NAI Horizon, the third-largest commercial real estate brokerage in Las Vegas, has closed its offices at Marnell Corporate Center and is reorganizing to emerge under a different name with about half the staff, an executive for NAI Global said Tuesday.

David Blanchard, executive vice president for NAI Global, said he's meeting with 16 brokers from NAI Horizon, including the three top-producing teams, to determine exactly how to move forward with the process.

"I'm here to administer over this situation until we get to a safer position," he said. "We are not leaving Las Vegas in any way, shape or form. We are absolutely, incredibly stable."

New Jersey-based NAI Global has 375 offices in 55 countries with more than 8,000 real estate professionals, Blanchard said.

The owners of NAI Horizon decided they could no longer fund the Las Vegas operation and pulled back to their Phoenix base, he said.

NAI Horizon handled $524 million in Las Vegas commercial real estate transactions in 2006, third behind CB Richard Ellis and Colliers International, according to Business Press magazine.

Ron McMenemy, a 25-year real estate broker in Las Vegas, founded NAI Horizon six years ago with partners John Schottenstein and Reggie Winssinger of Phoenix.

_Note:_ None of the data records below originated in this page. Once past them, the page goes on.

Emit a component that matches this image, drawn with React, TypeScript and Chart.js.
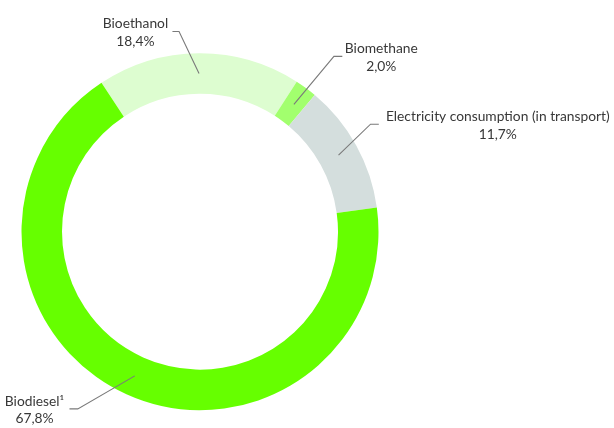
import React, { useEffect, useRef } from "react";
import { Chart, registerables } from "chart.js";

Chart.register(...registerables);

const categories = ["Bioethanol", "Biomethane", "Electricity consumption (in transport)", "Biodiesel¹"];
const shares = [18.4, 2.0, 11.7, 67.8];
const valueLabels = ["18,4%", "2,0%", "11,7%", "67,8%"];
const colors = ["#DDFDD0", "#A2FF6E", "#D4DEDD", "#66FF00"];

// leader layout: elbow offset from slice anchor, horizontal tick length, text centre offset from tick end
const leaderLayout = [
  { dx: -20, dy: -42, tick: -6.6, tx: -37, ty: -7.5 },
  { dx: 40, dy: -48, tick: 8.4, tx: 39, ty: -7.5 },
  { dx: 32, dy: -31, tick: 8.3, tx: 119, ty: -7.5 },
  { dx: -57, dy: 33, tick: -8.3, tx: -35, ty: -7.5 },
];

const labelPlugin = {
  id: "leaderLabels",
  afterDraw(chart: any) {
    const ctx = chart.ctx;
    const meta = chart.getDatasetMeta(0);
    meta.data.forEach((arc: any, i: number) => {
      const p = arc.tooltipPosition(false);
      const L = leaderLayout[i];
      const ex = p.x + L.dx;
      const ey = p.y + L.dy;
      const hx = ex + L.tick;
      ctx.save();
      ctx.strokeStyle = "#7a7a7a";
      ctx.lineWidth = 1.1;
      ctx.beginPath();
      ctx.moveTo(p.x, p.y);
      ctx.lineTo(ex, ey);
      ctx.lineTo(hx, ey);
      ctx.stroke();
      ctx.fillStyle = "#383838";
      ctx.font = "13.8px Lato";
      ctx.textAlign = "center";
      ctx.textBaseline = "middle";
      const cx = hx + L.tx;
      const cy = ey + L.ty;
      ctx.fillText(categories[i], cx, cy);
      ctx.fillText(valueLabels[i], cx, cy + 17.5);
      ctx.restore();
    });
  },
};

export default function App() {
  const ref = useRef<HTMLCanvasElement>(null);
  useEffect(() => {
    if (!ref.current) return;
    const chart = new Chart(ref.current, {
      type: "doughnut",
      data: {
        labels: categories,
        datasets: [
          {
            data: shares,
            backgroundColor: colors,
            borderWidth: 0,
          },
        ],
      },
      options: {
        animation: false,
        responsive: false,
        rotation: -33.5,
        cutout: "77.3%",
        layout: { padding: { left: 21.5, right: 235.5, top: 53.2, bottom: 17.8 } },
        plugins: {
          legend: { display: false },
          tooltip: { enabled: false },
        },
      },
      plugins: [labelPlugin],
    });
    return () => chart.destroy();
  }, []);
  return (
    <div style={{ position: "fixed", left: 0, top: 0, width: 614, height: 428, background: "#fff" }}>
      <canvas ref={ref} width={614} height={428} style={{ width: 614, height: 428 }} />
    </div>
  );
}
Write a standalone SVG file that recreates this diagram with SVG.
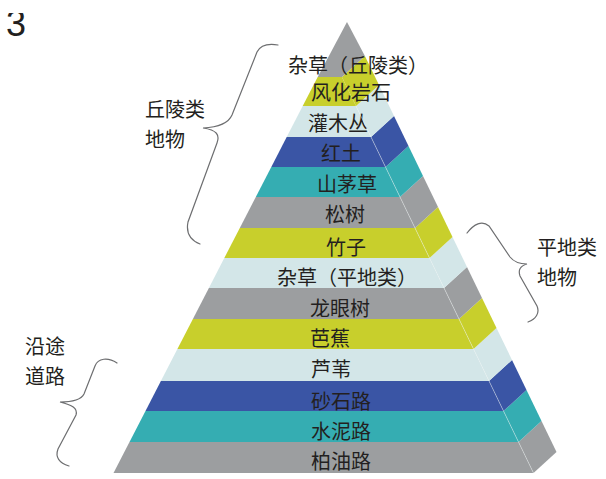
<svg xmlns="http://www.w3.org/2000/svg" width="606" height="479" viewBox="0 0 606 479">
<style>
.g{fill:#9c9ea0}.y{fill:#c8cf2c}.l{fill:#d3e6e8}.b{fill:#3a55a5}.t{fill:#35adb2}
.tx{font-family:"Noto Sans CJK SC","Noto Sans",sans-serif;font-size:20px;fill:#231f20;text-anchor:middle}
.lb{font-family:"Noto Sans CJK SC","Noto Sans",sans-serif;font-size:20px;fill:#231f20}
.br{fill:none;stroke:#6d6e70;stroke-width:1.2;stroke-linecap:round}
.hl{stroke:#eef3f4;stroke-width:0.7;opacity:0.6}
</style>
<rect width="606" height="479" fill="#ffffff"/>
<text x="6" y="36" font-family="Liberation Sans, sans-serif" font-size="36" fill="#231f20">3</text>
<rect x="0" y="0" width="606" height="13" fill="#ffffff"/>

<g id="layer14"><polygon class="g" points="129.5,442 518.5,442 533.5,473 113.5,473"/><polygon class="g" points="518.5,442 541.5,421 556.5,452 533.5,473"/><text class="tx" x="341" y="469">柏油路</text></g>
<g id="layer13"><polygon class="t" points="145.5,411 503.5,411 518.5,442 129.5,442"/><polygon class="t" points="503.5,411 526.5,390 541.5,421 518.5,442"/><text class="tx" x="341" y="439">水泥路</text></g>
<g id="layer12"><polygon class="b" points="160.9,381 489,381 503.5,411 145.5,411"/><polygon class="b" points="489,381 512,360 526.5,390 503.5,411"/><text class="tx" x="341" y="409">砂石路</text></g>
<g id="layer11"><polygon class="l" points="177.4,349 473.5,349 489,381 160.9,381"/><polygon class="l" points="473.5,349 496.5,328 512,360 489,381"/><text class="tx" x="331" y="377">芦苇</text></g>
<g id="layer10"><polygon class="y" points="192.9,319 459,319 473.5,349 177.4,349"/><polygon class="y" points="459,319 482,298 496.5,328 473.5,349"/><text class="tx" x="330" y="346">芭蕉</text></g>
<g id="layer9"><polygon class="g" points="208.9,288 444,288 459,319 192.9,319"/><polygon class="g" points="444,288 467,267 482,298 459,319"/><text class="tx" x="340" y="316">龙眼树</text></g>
<g id="layer8"><polygon class="l" points="224.3,258 429.5,258 444,288 208.9,288"/><polygon class="l" points="429.5,258 452.5,237 467,267 444,288"/><text class="tx" x="347" y="285">杂草（平地类）</text></g>
<g id="layer7"><polygon class="y" points="239.8,228 415,228 429.5,258 224.3,258"/><polygon class="y" points="415,228 438,207 452.5,237 429.5,258"/><text class="tx" x="346" y="255">竹子</text></g>
<g id="layer6"><polygon class="g" points="255.8,197 400,197 415,228 239.8,228"/><polygon class="g" points="400,197 423,176 438,207 415,228"/><text class="tx" x="345" y="222">松树</text></g>
<g id="layer5"><polygon class="t" points="271.3,167 385.5,167 400,197 255.8,197"/><polygon class="t" points="385.5,167 408.5,146 423,176 400,197"/><text class="tx" x="347" y="192">山茅草</text></g>
<g id="layer4"><polygon class="b" points="286.7,137 371,137 385.5,167 271.3,167"/><polygon class="b" points="371,137 394,116 408.5,146 385.5,167"/><text class="tx" x="341" y="161">红土</text></g>
<g id="layer3"><polygon class="l" points="302.7,106 356,106 371,137 286.7,137"/><polygon class="l" points="356,106 379,85 394,116 371,137"/><text class="tx" x="338" y="131">灌木丛</text></g>
<g id="layer2"><polygon class="y" points="317.7,77 341.9,77 356,106 302.7,106"/><polygon class="y" points="341.9,77 364.9,56 379,85 356,106"/><text class="tx" x="351" y="100">风化岩石</text></g>
<g id="layer1"><polygon class="g" points="347,22 364.9,56 341.9,77 317.7,77"/><text class="tx" x="358" y="73">杂草（丘陵类）</text></g>
<line class="hl" x1="356" y1="106" x2="533.5" y2="473"/>

<g id="label-hill"><text class="lb" x="145" y="117">丘陵类</text><text class="lb" x="145" y="147">地物</text></g>
<g id="label-flat"><text class="lb" x="537" y="255">平地类</text><text class="lb" x="537" y="285">地物</text></g>
<g id="label-road"><text class="lb" x="25" y="354">沿途</text><text class="lb" x="25" y="384">道路</text></g>

<g id="connectors">
<path class="br" d="M278,45 C266,43 260,46 257,52 L232,115 C229,122 222,127 203,128 C217,130 220,135 217,143 L188,222 C186,232 190,240 200,244"/>
<path class="br" d="M467,233 C474,224 482,220 489,226 L510,257 C514,262 519,264 527,264 C520,266 518,270 520,276 L537,306 C540,313 536,319 528,322"/>
<path class="br" d="M117,363 C108,357 98,358 95,366 L84,394 C81,400 72,402 60,402 C72,405 78,408 76,415 L58,449 C55,457 59,463 69,466"/>
</g>
</svg>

McMenemy said he wasn't happy and "saw the writing on the wall" when his partners hired a president from Utah who tried to run the Las Vegas office from Phoenix. McMenemy asked to be bought out and the deal was completed last year, he said.

"What we learned is companies that have operations in Phoenix or the Southwest think they can jump over to Vegas and it'll be the same," McMenemy said. "There's a very distinct cultural difference between Las Vegas and most markets. You know, Phoenix, they're light-years ahead of Las Vegas as far as the symphony, dance and the arts. We're starting to kick it into gear.

"As far as the business culture, down there it's very bureaucratic in the way of thinking," McMenemy added. "Las Vegas is known for swashbuckling, rootin' tootin' entrepreneurship. It translates over to the way we're used to doing business. Things get done in Vegas overnight, literally."

The collapse of NAI Horizon is "absolutely" due to the downturn in the real estate market, McMenemy said, but it's also due to management doing "too little, too late."

If management had actively recruited new brokers, the 14,000-square-foot office at 6725 Via Austi Parkway would be full and "rocking," McMenemy said.

"You're going to see other companies having challenges," he said. "Everyone is struggling. If they say they're making money hand over fist, they're lying to you. We'll pull out of this faster than other markets. It'll all work out."

McMenemy said he's been working on developing his own projects and has formed McMenemy Investment Services, a commercial real estate firm at 330 E. Warm Springs Road.